Transcribe every line exactly and omit anything that is a picture.
--- Begin Provided material ---
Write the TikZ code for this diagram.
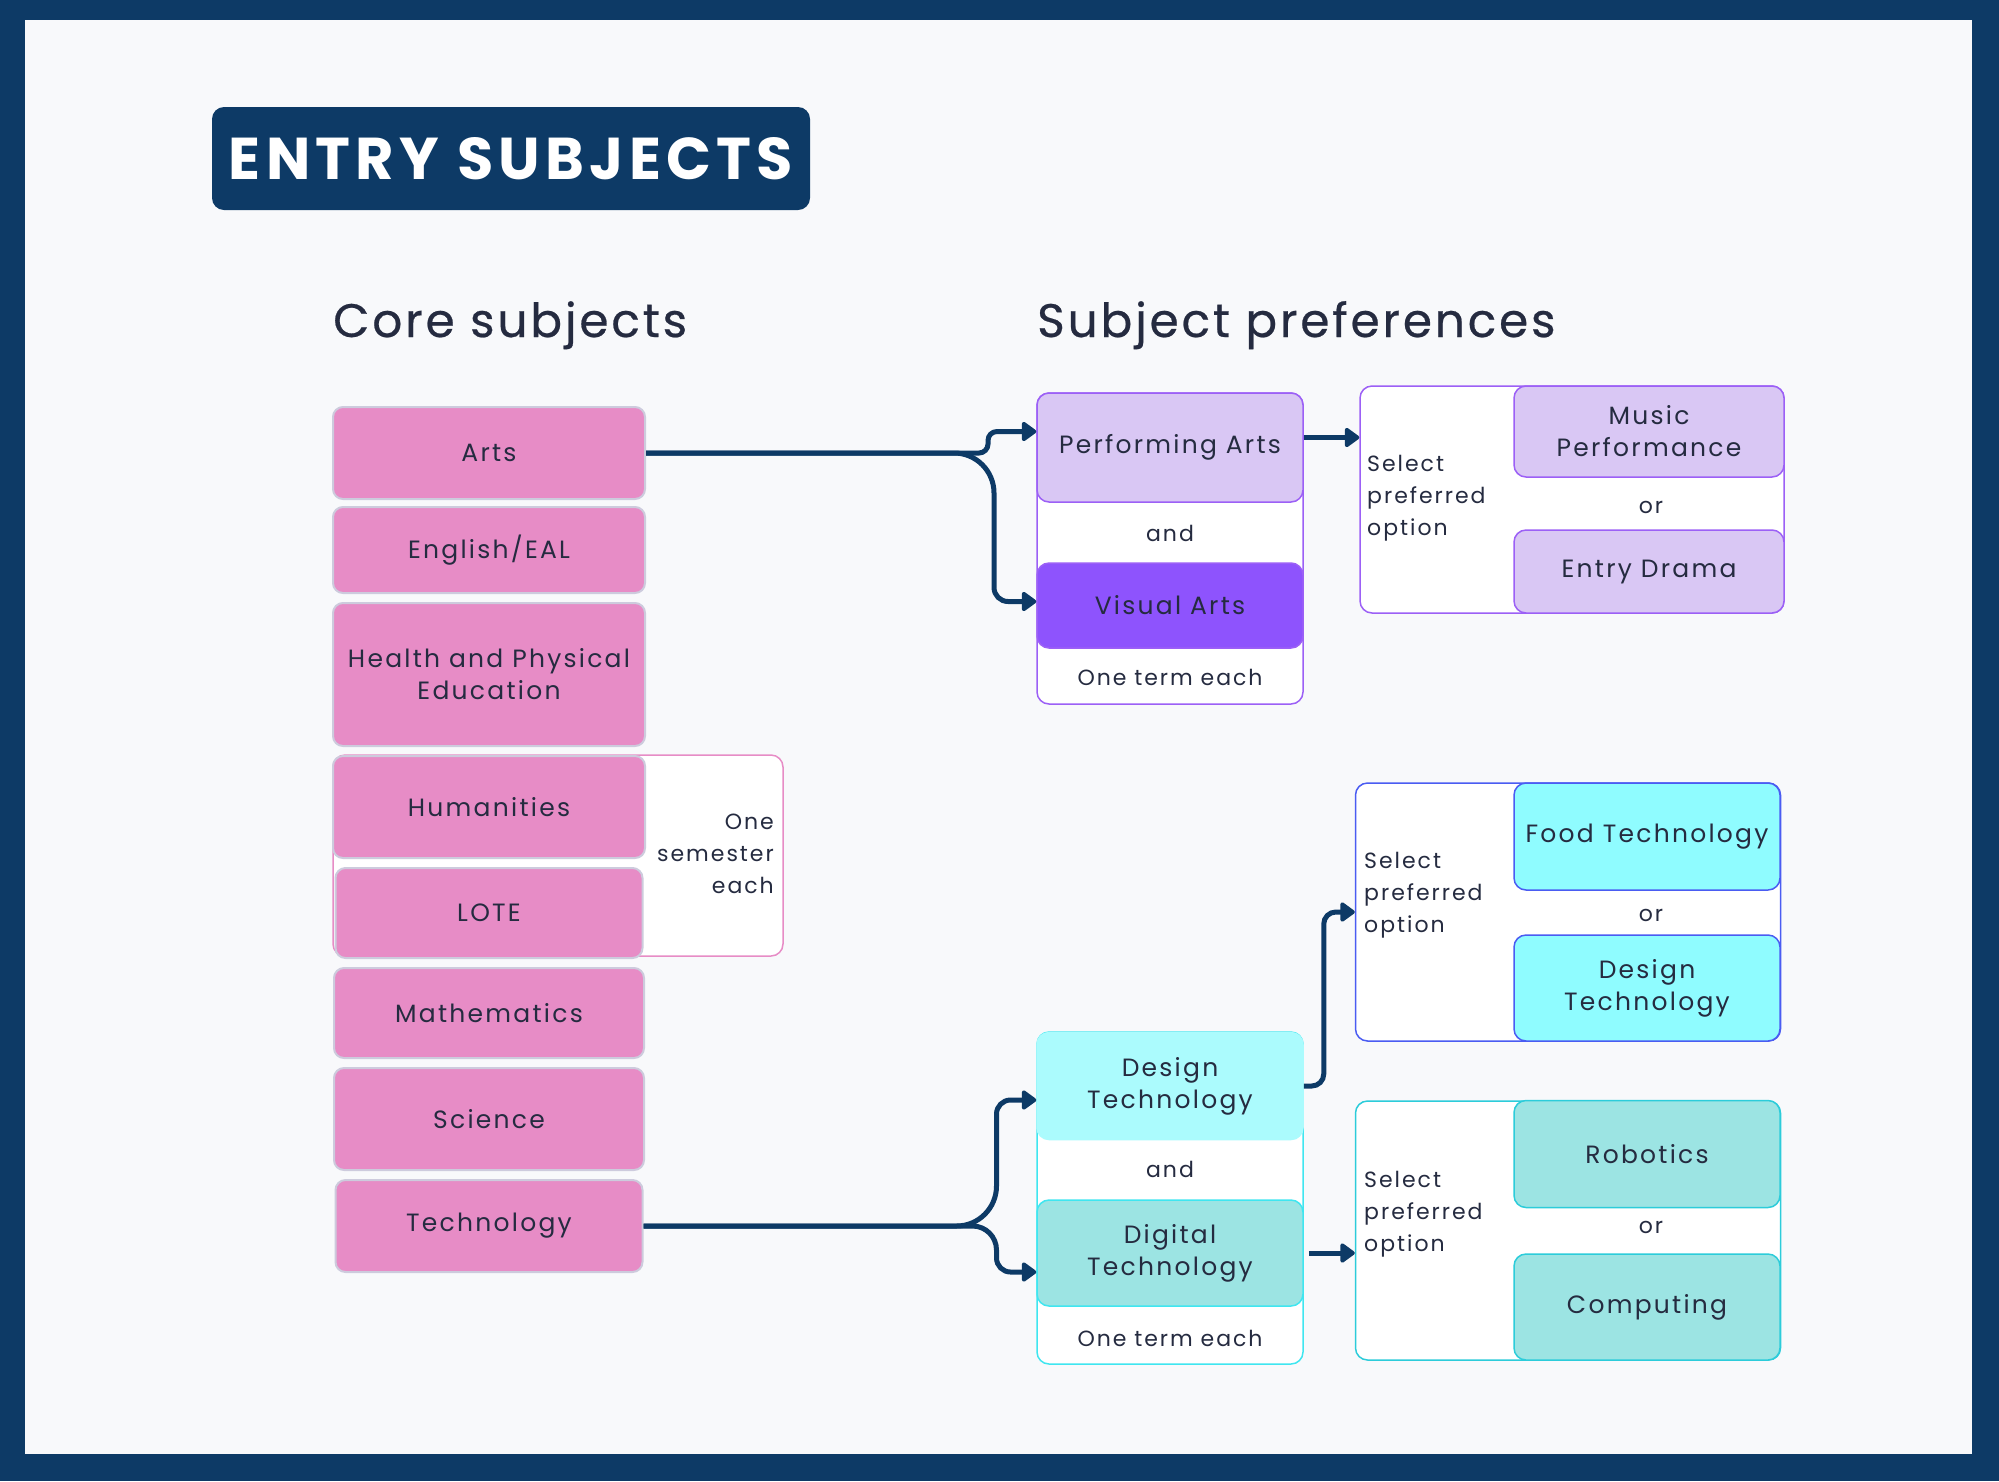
\documentclass[tikz,border=0pt]{standalone}
\usepackage{fontspec}
\setmainfont{Poppins}[LetterSpace=9]
\newfontfamily\headfont{Poppins}[LetterSpace=6,FakeBold=0.5]
\usepackage{tikz}
\usetikzlibrary{positioning,arrows.meta}
\usepackage{xcolor}
\definecolor{navy}{HTML}{0D3A66}
\definecolor{ink}{HTML}{252B40}
\definecolor{pagebg}{HTML}{F8F9FB}
\definecolor{corepink}{HTML}{E78CC6}
\definecolor{coreline}{HTML}{CDCBDD}
\definecolor{lilac}{HTML}{D9C7F4}
\definecolor{violet}{HTML}{8E53FD}
\definecolor{violetline}{HTML}{9C60F6}
\definecolor{aqua}{HTML}{ABFBFD}
\definecolor{aqualine}{HTML}{3FE6F0}
\definecolor{teal}{HTML}{9CE4E3}
\definecolor{tealline}{HTML}{2CCCDA}
\definecolor{cyanfill}{HTML}{8FFCFF}
\definecolor{blueline}{HTML}{4A5CF2}

\begin{document}
\begin{tikzpicture}[x=1pt,y=-1pt,node distance=8pt,text=ink,
  font=\fontsize{25}{32}\selectfont,
  core/.style={draw=coreline,line width=2pt,rounded corners=10pt,fill=corepink,minimum width=312pt,inner sep=0pt,align=center},
  grp/.style={draw,line width=1.5pt,rounded corners=12pt,fill=white,inner sep=0pt},
  opt/.style={line width=1.5pt,rounded corners=12pt,minimum width=266pt,inner sep=0pt,align=center},
  small/.style={font=\fontsize{22}{32}\selectfont,inner sep=0pt},
  head/.style={anchor=base west,font=\headfont\fontsize{47}{50}\selectfont,inner sep=0pt},
  link/.style={draw=navy,line width=5pt,-{Triangle[length=16pt,width=22pt,round]}}]
% frame
\fill[navy] (0,0) rectangle (1999,1481);
\fill[pagebg] (25,20) rectangle (1972,1454);

\node[fill=navy,rounded corners=12pt,minimum width=598pt,minimum height=103pt,text=white,
  font=\bfseries\fontsize{59}{62}\selectfont] (title) at (511,158.5) {ENTRY SUBJECTS};
\node[head] (corehd) at (333,337) {Core subjects};
\node[head] (prefhd) at (1037,337) {Subject preferences};

% core subjects
\node[grp,draw=corepink,minimum width=450pt,minimum height=201pt] (semgrp) at (558,855.5) {};
\node[small,align=right,anchor=east] (semtxt) at (774,854) {One\\semester\\each};
\node[core,minimum height=92pt] (arts) at (489,453) {Arts};
\node[core,minimum height=86pt,below=6pt of arts] (eng) {English/EAL};
\node[core,minimum height=143pt,below=of eng] (hpe) {Health and Physical\\Education};
\node[core,minimum height=102pt,below=of hpe] (hum) {Humanities};
\node[core,minimum height=90pt,minimum width=307pt,below=of hum] (lote) {LOTE};
\node[core,minimum height=90pt,minimum width=310pt,below=of lote] (math) {Mathematics};
\node[core,minimum height=102pt,minimum width=310pt,below=of math] (sci) {Science};
\node[core,minimum height=92pt,minimum width=307pt,below=of sci] (tech) {Technology};

% arts preferences
\node[grp,draw=violetline,minimum width=266pt,minimum height=311pt] (pagrp) at (1170,548.5) {};
\node[opt,draw=violetline,fill=lilac,minimum height=109pt] (pa) at (1170,447.5) {Performing Arts};
\node[small] (paand) at (1170,533) {and};
\node[opt,draw=violetline,fill=violet,minimum height=85pt] (va) at (1170,605.5) {Visual Arts};
\node[small] (paterm) at (1170,677) {One term each};

\node[grp,draw=violetline,minimum width=424pt,minimum height=227pt] (sel1) at (1572,499.5) {};
\node[small,align=left,anchor=west] (sel1txt) at (1367,498.5) {Select\\preferred\\option};
\node[opt,draw=violetline,fill=lilac,minimum width=270pt,minimum height=91pt] (music) at (1649,431.5) {Music\\Performance};
\node[small] (sel1or) at (1651,507) {or};
\node[opt,draw=violetline,fill=lilac,minimum width=270pt,minimum height=83pt] (drama) at (1649,571.5) {Entry Drama};

% technology preferences
\node[grp,draw=aqualine,minimum width=266pt,minimum height=332pt] (dtgrp) at (1170,1198) {};
\node[opt,draw=aqua,fill=aqua,minimum height=107pt] (dt) at (1170,1086) {Design\\Technology};
\node[small] (dtand) at (1170,1169) {and};
\node[opt,draw=aqualine,fill=teal,minimum height=106pt] (digt) at (1170,1253) {Digital\\Technology};
\node[small] (dtterm) at (1170,1338) {One term each};

\node[grp,draw=blueline,minimum width=425pt,minimum height=258pt] (sel2) at (1568,912) {};
\node[small,align=left,anchor=west] (sel2txt) at (1364,895) {Select\\preferred\\option};
\node[opt,draw=blueline,fill=cyanfill,minimum height=107pt] (food) at (1647,836.5) {Food Technology};
\node[small] (sel2or) at (1651,915) {or};
\node[opt,draw=blueline,fill=cyanfill,minimum height=106pt] (dtopt) at (1647,988) {Design\\Technology};

\node[grp,draw=tealline,minimum width=425pt,minimum height=259pt] (sel3) at (1568,1230.5) {};
\node[small,align=left,anchor=west] (sel3txt) at (1364,1214) {Select\\preferred\\option};
\node[opt,draw=tealline,fill=teal,minimum height=107pt] (robo) at (1647,1154) {Robotics};
\node[small] (sel3or) at (1651,1227) {or};
\node[opt,draw=tealline,fill=teal,minimum height=106pt] (comp) at (1647,1307) {Computing};

% connectors
\draw[link,rounded corners=9pt] (arts.east) -- ++(342,0) |- ([yshift=16pt]pa.west);
\draw[link] (arts.east) [rounded corners=40pt] -- ++(348,0) [rounded corners=14pt] |- ([yshift=4pt]va.west);
\draw[link] ([yshift=10pt]pa.east) -- ([yshift=10pt]pa.east -| sel1.west);
\draw[link] (tech.east) [rounded corners=40pt] -- ++(353,0) [rounded corners=14pt] |- ([yshift=-14pt]dt.west);
\draw[link] (tech.east) [rounded corners=24pt] -- ++(353,0) [rounded corners=14pt] |- ([yshift=-19pt]digt.west);
\draw[link,rounded corners=12pt] (dt.east) -- ++(20,0) |- (sel2.west);
\draw[link] ([xshift=5pt]digt.east) -- (digt.east -| sel3.west);
\end{tikzpicture}
\end{document}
--- End Provided material ---
Complete answer:
Write the TikZ code for this diagram.
\documentclass[tikz,border=0pt]{standalone}
\usepackage{fontspec}
\setmainfont{Poppins}[LetterSpace=9]
\newfontfamily\headfont{Poppins}[LetterSpace=6,FakeBold=0.5]
\usepackage{tikz}
\usetikzlibrary{positioning,arrows.meta}
\usepackage{xcolor}
\definecolor{navy}{HTML}{0D3A66}
\definecolor{ink}{HTML}{252B40}
\definecolor{pagebg}{HTML}{F8F9FB}
\definecolor{corepink}{HTML}{E78CC6}
\definecolor{coreline}{HTML}{CDCBDD}
\definecolor{lilac}{HTML}{D9C7F4}
\definecolor{violet}{HTML}{8E53FD}
\definecolor{violetline}{HTML}{9C60F6}
\definecolor{aqua}{HTML}{ABFBFD}
\definecolor{aqualine}{HTML}{3FE6F0}
\definecolor{teal}{HTML}{9CE4E3}
\definecolor{tealline}{HTML}{2CCCDA}
\definecolor{cyanfill}{HTML}{8FFCFF}
\definecolor{blueline}{HTML}{4A5CF2}

\begin{document}
\begin{tikzpicture}[x=1pt,y=-1pt,node distance=8pt,text=ink,
  font=\fontsize{25}{32}\selectfont,
  core/.style={draw=coreline,line width=2pt,rounded corners=10pt,fill=corepink,minimum width=312pt,inner sep=0pt,align=center},
  grp/.style={draw,line width=1.5pt,rounded corners=12pt,fill=white,inner sep=0pt},
  opt/.style={line width=1.5pt,rounded corners=12pt,minimum width=266pt,inner sep=0pt,align=center},
  small/.style={font=\fontsize{22}{32}\selectfont,inner sep=0pt},
  head/.style={anchor=base west,font=\headfont\fontsize{47}{50}\selectfont,inner sep=0pt},
  link/.style={draw=navy,line width=5pt,-{Triangle[length=16pt,width=22pt,round]}}]
% frame
\fill[navy] (0,0) rectangle (1999,1481);
\fill[pagebg] (25,20) rectangle (1972,1454);

\node[fill=navy,rounded corners=12pt,minimum width=598pt,minimum height=103pt,text=white,
  font=\bfseries\fontsize{59}{62}\selectfont] (title) at (511,158.5) {ENTRY SUBJECTS};
\node[head] (corehd) at (333,337) {Core subjects};
\node[head] (prefhd) at (1037,337) {Subject preferences};

% core subjects
\node[grp,draw=corepink,minimum width=450pt,minimum height=201pt] (semgrp) at (558,855.5) {};
\node[small,align=right,anchor=east] (semtxt) at (774,854) {One\\semester\\each};
\node[core,minimum height=92pt] (arts) at (489,453) {Arts};
\node[core,minimum height=86pt,below=6pt of arts] (eng) {English/EAL};
\node[core,minimum height=143pt,below=of eng] (hpe) {Health and Physical\\Education};
\node[core,minimum height=102pt,below=of hpe] (hum) {Humanities};
\node[core,minimum height=90pt,minimum width=307pt,below=of hum] (lote) {LOTE};
\node[core,minimum height=90pt,minimum width=310pt,below=of lote] (math) {Mathematics};
\node[core,minimum height=102pt,minimum width=310pt,below=of math] (sci) {Science};
\node[core,minimum height=92pt,minimum width=307pt,below=of sci] (tech) {Technology};

% arts preferences
\node[grp,draw=violetline,minimum width=266pt,minimum height=311pt] (pagrp) at (1170,548.5) {};
\node[opt,draw=violetline,fill=lilac,minimum height=109pt] (pa) at (1170,447.5) {Performing Arts};
\node[small] (paand) at (1170,533) {and};
\node[opt,draw=violetline,fill=violet,minimum height=85pt] (va) at (1170,605.5) {Visual Arts};
\node[small] (paterm) at (1170,677) {One term each};

\node[grp,draw=violetline,minimum width=424pt,minimum height=227pt] (sel1) at (1572,499.5) {};
\node[small,align=left,anchor=west] (sel1txt) at (1367,498.5) {Select\\preferred\\option};
\node[opt,draw=violetline,fill=lilac,minimum width=270pt,minimum height=91pt] (music) at (1649,431.5) {Music\\Performance};
\node[small] (sel1or) at (1651,507) {or};
\node[opt,draw=violetline,fill=lilac,minimum width=270pt,minimum height=83pt] (drama) at (1649,571.5) {Entry Drama};

% technology preferences
\node[grp,draw=aqualine,minimum width=266pt,minimum height=332pt] (dtgrp) at (1170,1198) {};
\node[opt,draw=aqua,fill=aqua,minimum height=107pt] (dt) at (1170,1086) {Design\\Technology};
\node[small] (dtand) at (1170,1169) {and};
\node[opt,draw=aqualine,fill=teal,minimum height=106pt] (digt) at (1170,1253) {Digital\\Technology};
\node[small] (dtterm) at (1170,1338) {One term each};

\node[grp,draw=blueline,minimum width=425pt,minimum height=258pt] (sel2) at (1568,912) {};
\node[small,align=left,anchor=west] (sel2txt) at (1364,895) {Select\\preferred\\option};
\node[opt,draw=blueline,fill=cyanfill,minimum height=107pt] (food) at (1647,836.5) {Food Technology};
\node[small] (sel2or) at (1651,915) {or};
\node[opt,draw=blueline,fill=cyanfill,minimum height=106pt] (dtopt) at (1647,988) {Design\\Technology};

\node[grp,draw=tealline,minimum width=425pt,minimum height=259pt] (sel3) at (1568,1230.5) {};
\node[small,align=left,anchor=west] (sel3txt) at (1364,1214) {Select\\preferred\\option};
\node[opt,draw=tealline,fill=teal,minimum height=107pt] (robo) at (1647,1154) {Robotics};
\node[small] (sel3or) at (1651,1227) {or};
\node[opt,draw=tealline,fill=teal,minimum height=106pt] (comp) at (1647,1307) {Computing};

% connectors
\draw[link,rounded corners=9pt] (arts.east) -- ++(342,0) |- ([yshift=16pt]pa.west);
\draw[link] (arts.east) [rounded corners=40pt] -- ++(348,0) [rounded corners=14pt] |- ([yshift=4pt]va.west);
\draw[link] ([yshift=10pt]pa.east) -- ([yshift=10pt]pa.east -| sel1.west);
\draw[link] (tech.east) [rounded corners=40pt] -- ++(353,0) [rounded corners=14pt] |- ([yshift=-14pt]dt.west);
\draw[link] (tech.east) [rounded corners=24pt] -- ++(353,0) [rounded corners=14pt] |- ([yshift=-19pt]digt.west);
\draw[link,rounded corners=12pt] (dt.east) -- ++(20,0) |- (sel2.west);
\draw[link] ([xshift=5pt]digt.east) -- (digt.east -| sel3.west);
\end{tikzpicture}
\end{document}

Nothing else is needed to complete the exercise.